Alison (Sheila Sim) is a London shop girl who ventures to the English countryside to work on a farm as a "land girl" and to revisit the spot where she vacationed with her now dead soldier boyfriend. Bob (John Sweet) is a naive American GI who's girlfriend back in Oregon has stopped writing to him. He told his mother he'd visit Canterbury. Peter (Dennis Price) is a disillusioned organist whose career has been limited to playing in movie theaters and who is soon to ship out overseas.
The three disembark a train together and venture toward the great cathedral city when Alison is attacked in the dark by a strange offender known locally as the "glue man." He's poured nasty glue all over her head. As the three find lodgings and talk to locals they learn that the glue man has struck many other times.
Alison settles into her farm job while Bob discovers the countryside still (in 1944) very much tied to 19th-century ways. Peter tries to find out more about the glue man. They all meet a local eccentric (Eric Portman) who may be the glue man. He lectures locally on the rewards of country life and works as a magistrate in Canterbury. They all meet at the cathedral as they meet their fates.

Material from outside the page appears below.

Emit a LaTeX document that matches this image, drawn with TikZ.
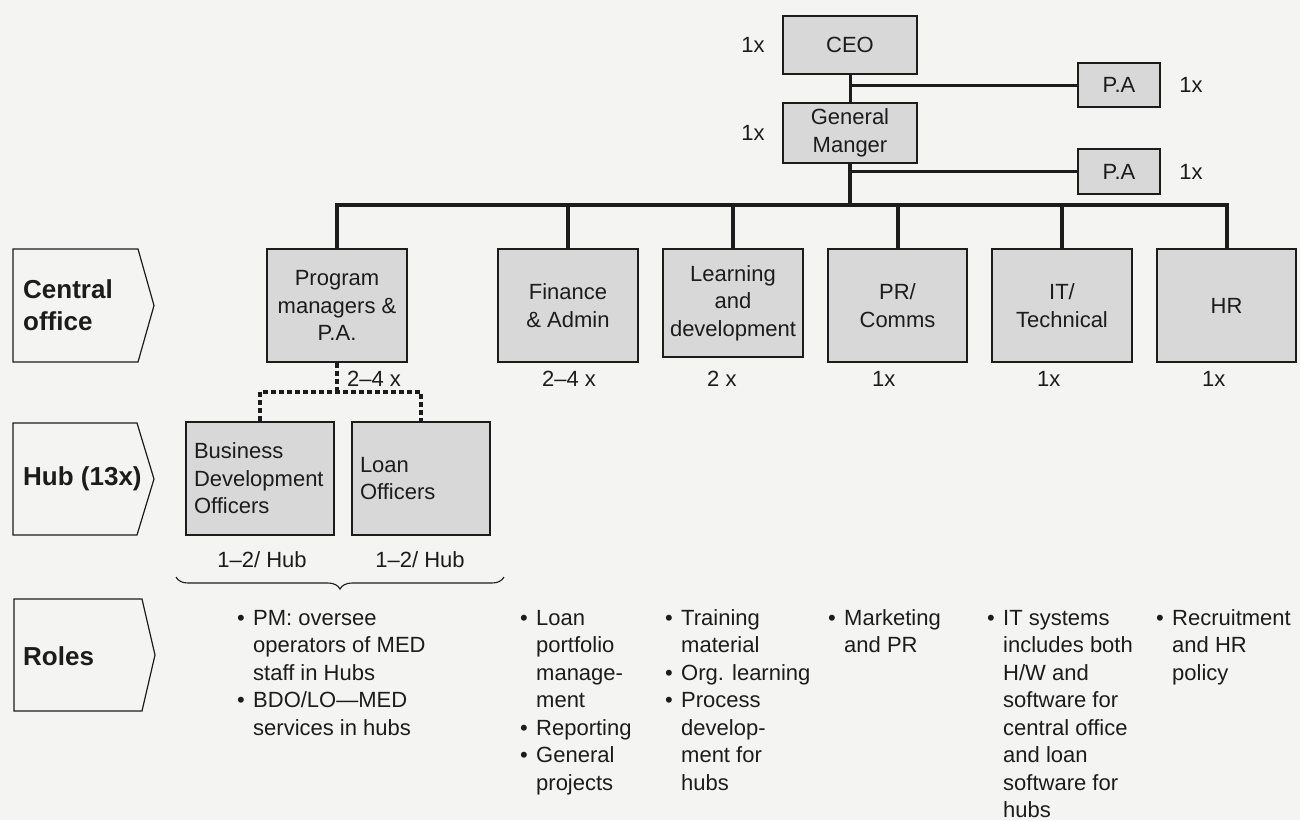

Absolutely gorgeous B&W photography lovingly displays the beautiful countryside with ample shots of wide sky and billowing fields, rustic farms and buildings, and always Canterbury in the background.
The simple story lines are set against the complex allegory of a journey of discovery. Each of the pilgrims finds something in Canterbury, but what happens to them afterwards is left to our imagination. Both Alison and Bob find answers to their private sorrows, and Peter attains a cherished dream. All three are changed in deep and moving ways.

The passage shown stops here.